We have confirmed reports of law enforcement visiting people’s homes, as well as lots of rumors about this sort of repression happening around Portland. First and foremost: DO NOT TALK TO THE POLICE. Just don’t talk. It is the safest approach for yourself, your friends and comrades, and the community. 

Before you share information, confirm that information is accurate. Check in with the person who sent you the information and find out where they got it, along with who gave it to them. If their information was not based on a direct experience by that person, ask them what they know about their source for that information and if they can confirm how true it is. If you cannot confirm the information OR you cannot confirm it in a timely manner, make a note when you share that this information has NOT been confirmed. Let people know that it may end up not being true. Encourage other people who share your posts to do the same thing. Misinformation is a common tactic the police use to sow fear and panic amongst people. Also sometimes, people just hear things wrong or misunderstand what has been shared and spread something that is not fully accurate. We are safest when we spread calm amongst each other and support each other even when we make mistakes.

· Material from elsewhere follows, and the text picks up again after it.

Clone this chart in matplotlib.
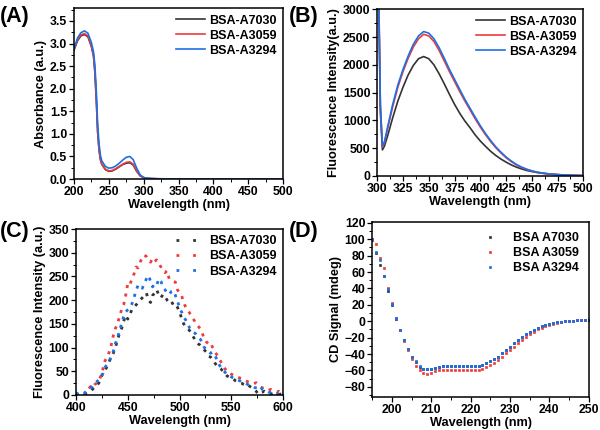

Since we know the police are actively investigating incidents from protests, here are some steps you can take prepare yourself in the event that the police visit you at your home or stop you on the street:

  1. Talk to your housemates, partners, lovers, or anyone else whose home you spend significant time at about what could happen. For example, talk through a police visitation, your arrest, or a subpoena to a grand jury, along with what your friends and family should do if the state shows up to talk to them. 
  2. Leave a poster or sticker or note by the door reminding yourself and others that you do not need to open the door to the police and that if questioned you should say “I will be remaining silent. I want to speak to a lawyer.”
  3. It is possible the state may visit your family or your work. As an organization or group of friends, talk about how this might impact you and others in your organization or friend group and make a plan for how you want to address this with your family and/ or work.
  4. Make a support plan that addresses these questions: what do you need in terms of mental, emotional and material support when you are faced with a crisis? What would you need if you got arrested? What would you need if you went to jail for an extended period? 
  5. Set up a system with your organization or group of friends to communicate quickly with each other in the event of a visitation, arrest, or subpoena.

 

If police visit your home, here are some steps to protect yourself and others:

  1. Don’t answer the door. Unless they have a warrant, you do not have to open the door. 
  2. If the cops come to your door with a legitimate arrest warrant, you may want to step outside your door as quickly as possible and lock your house behind you. If the cops come inside to get you, they can (and will) search.
  3. If law enforcement has a search warrant, read the warrant before letting them in (they can put it under the door) and look at what it is they can actually take.
  4. At home with anyone you live with, practice asking who is at the door before you open it. Do not open the door until you know who is behind the door. Keep any exterior doors locked at all times. if the door is not locked, the police can walk in.
  5. These guidelines can apply to any physical space you are in.